YOUR GOAL -
Copy the material that follows word for word and omit its pictures.

SUPPLIED MATERIAL -
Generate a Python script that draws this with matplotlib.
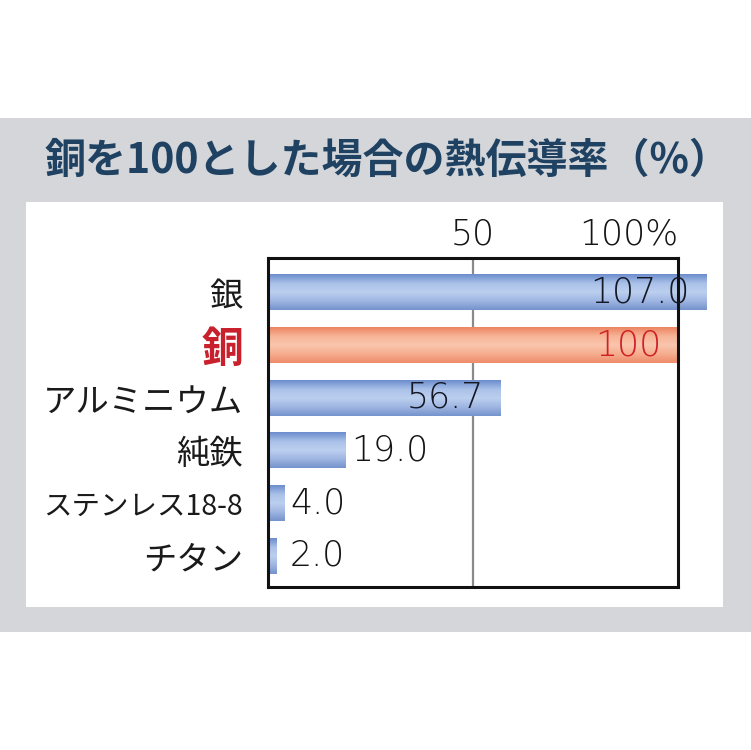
import numpy as np
import matplotlib.pyplot as plt
from matplotlib.colors import LinearSegmentedColormap
from matplotlib.patches import Rectangle

# データ
materials = ["銀", "銅", "アルミニウム", "純鉄", "ステンレス18-8", "チタン"]
values = [107.0, 100, 56.7, 19.0, 4.0, 2.0]
value_labels = ["107.0", "100", "56.7", "19.0", "4.0", "2.0"]
tick_values = [50, 100]
tick_labels = ["50", "100%"]
title = "銅を100とした場合の熱伝導率（%）"

jp_font = ["Noto Sans CJK JP", "DejaVu Sans"]

# グラデーション用カラーマップ
blue_cmap = LinearSegmentedColormap.from_list(
    "blue_bar", ["#6c8dcc", "#a9c0e8", "#bcd0ef", "#9fb6e2", "#7593cd"])
orange_cmap = LinearSegmentedColormap.from_list(
    "orange_bar", ["#ec8562", "#f7b497", "#fac6ae", "#f6ad8f", "#ee8c6a"])

fig = plt.figure(figsize=(7.51, 7.5), dpi=100)
fig.patch.set_facecolor("white")

# 背景のグレー帯と白いボックス
fig.patches.append(Rectangle((0, 1 - 632 / 750), 1, (632 - 118) / 750,
                             transform=fig.transFigure, facecolor="#d4d6da",
                             edgecolor="none", zorder=0))
fig.patches.append(Rectangle((26 / 751, 1 - 607 / 750), (723 - 26) / 751, (607 - 202) / 750,
                             transform=fig.transFigure, facecolor="white",
                             edgecolor="none", zorder=1))

fig.text(388 / 751, 1 - 161 / 750, title, ha="center", va="center",
         fontsize=29.5, fontweight="bold", color="#1f4262", family=jp_font)

ax = fig.add_axes([268 / 751, 1 - 587 / 750, 410 / 751, 329 / 750])
ax.set_zorder(5)
ax.patch.set_alpha(0)

num_font = dict(family="DejaVu Sans", fontweight="light", fontsize=25)

bar_h = 0.67
grad = np.linspace(0, 1, 64).reshape(-1, 1)
for i, (name, v) in enumerate(zip(materials, values)):
    cmap = orange_cmap if name == "銅" else blue_cmap
    ax.imshow(grad, cmap=cmap, aspect="auto", interpolation="bicubic",
              extent=[0, v, i + bar_h / 2, i - bar_h / 2], zorder=2, clip_on=False)
    if v >= 50:
        color = "#d01f26" if name == "銅" else "#141824"
        ax.annotate(value_labels[i], (v, i), xytext=(-12, 0), textcoords="offset points",
                    ha="right", va="center", color=color, zorder=4,
                    annotation_clip=False, **num_font)
    else:
        ax.annotate(value_labels[i], (max(v, 4.0), i), xytext=(4, 0), textcoords="offset points",
                    ha="left", va="center", color="#141414", zorder=4,
                    annotation_clip=False, **num_font)

ax.axvline(50, color="#8a8a8a", lw=1.6, zorder=1)
ax.set_xlim(0, 100)
ax.set_ylim(5.59, -0.655)

for s in ax.spines.values():
    s.set_color("#111111")
    s.set_linewidth(2.2)
    s.set_zorder(3)

ax.xaxis.tick_top()
ax.set_xticks(tick_values)
ax.set_xticklabels(tick_labels, color="#141414", **num_font)
ax.get_xticklabels()[1].set_ha("right")
ax.tick_params(axis="x", length=0, pad=5)

ax.set_yticks(range(len(materials)))
ax.set_yticklabels(materials, family=jp_font)
ax.tick_params(axis="y", length=0, pad=18)
for lbl in ax.get_yticklabels():
    t = lbl.get_text()
    if t == "銅":
        lbl.set_fontsize(30)
        lbl.set_fontweight("bold")
        lbl.set_color("#c8202c")
    elif t == "ステンレス18-8":
        lbl.set_fontsize(20.5)
        lbl.set_color("#1a1a1a")
    else:
        lbl.set_fontsize(24)
        lbl.set_color("#1a1a1a")

fig.savefig("out.png", dpi=100)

ANSWER BELOW -
Generate a Python script that draws this with matplotlib.
import numpy as np
import matplotlib.pyplot as plt
from matplotlib.colors import LinearSegmentedColormap
from matplotlib.patches import Rectangle

# データ
materials = ["銀", "銅", "アルミニウム", "純鉄", "ステンレス18-8", "チタン"]
values = [107.0, 100, 56.7, 19.0, 4.0, 2.0]
value_labels = ["107.0", "100", "56.7", "19.0", "4.0", "2.0"]
tick_values = [50, 100]
tick_labels = ["50", "100%"]
title = "銅を100とした場合の熱伝導率（%）"

jp_font = ["Noto Sans CJK JP", "DejaVu Sans"]

# グラデーション用カラーマップ
blue_cmap = LinearSegmentedColormap.from_list(
    "blue_bar", ["#6c8dcc", "#a9c0e8", "#bcd0ef", "#9fb6e2", "#7593cd"])
orange_cmap = LinearSegmentedColormap.from_list(
    "orange_bar", ["#ec8562", "#f7b497", "#fac6ae", "#f6ad8f", "#ee8c6a"])

fig = plt.figure(figsize=(7.51, 7.5), dpi=100)
fig.patch.set_facecolor("white")

# 背景のグレー帯と白いボックス
fig.patches.append(Rectangle((0, 1 - 632 / 750), 1, (632 - 118) / 750,
                             transform=fig.transFigure, facecolor="#d4d6da",
                             edgecolor="none", zorder=0))
fig.patches.append(Rectangle((26 / 751, 1 - 607 / 750), (723 - 26) / 751, (607 - 202) / 750,
                             transform=fig.transFigure, facecolor="white",
                             edgecolor="none", zorder=1))

fig.text(388 / 751, 1 - 161 / 750, title, ha="center", va="center",
         fontsize=29.5, fontweight="bold", color="#1f4262", family=jp_font)

ax = fig.add_axes([268 / 751, 1 - 587 / 750, 410 / 751, 329 / 750])
ax.set_zorder(5)
ax.patch.set_alpha(0)

num_font = dict(family="DejaVu Sans", fontweight="light", fontsize=25)

bar_h = 0.67
grad = np.linspace(0, 1, 64).reshape(-1, 1)
for i, (name, v) in enumerate(zip(materials, values)):
    cmap = orange_cmap if name == "銅" else blue_cmap
    ax.imshow(grad, cmap=cmap, aspect="auto", interpolation="bicubic",
              extent=[0, v, i + bar_h / 2, i - bar_h / 2], zorder=2, clip_on=False)
    if v >= 50:
        color = "#d01f26" if name == "銅" else "#141824"
        ax.annotate(value_labels[i], (v, i), xytext=(-12, 0), textcoords="offset points",
                    ha="right", va="center", color=color, zorder=4,
                    annotation_clip=False, **num_font)
    else:
        ax.annotate(value_labels[i], (max(v, 4.0), i), xytext=(4, 0), textcoords="offset points",
                    ha="left", va="center", color="#141414", zorder=4,
                    annotation_clip=False, **num_font)

ax.axvline(50, color="#8a8a8a", lw=1.6, zorder=1)
ax.set_xlim(0, 100)
ax.set_ylim(5.59, -0.655)

for s in ax.spines.values():
    s.set_color("#111111")
    s.set_linewidth(2.2)
    s.set_zorder(3)

ax.xaxis.tick_top()
ax.set_xticks(tick_values)
ax.set_xticklabels(tick_labels, color="#141414", **num_font)
ax.get_xticklabels()[1].set_ha("right")
ax.tick_params(axis="x", length=0, pad=5)

ax.set_yticks(range(len(materials)))
ax.set_yticklabels(materials, family=jp_font)
ax.tick_params(axis="y", length=0, pad=18)
for lbl in ax.get_yticklabels():
    t = lbl.get_text()
    if t == "銅":
        lbl.set_fontsize(30)
        lbl.set_fontweight("bold")
        lbl.set_color("#c8202c")
    elif t == "ステンレス18-8":
        lbl.set_fontsize(20.5)
        lbl.set_color("#1a1a1a")
    else:
        lbl.set_fontsize(24)
        lbl.set_color("#1a1a1a")

fig.savefig("out.png", dpi=100)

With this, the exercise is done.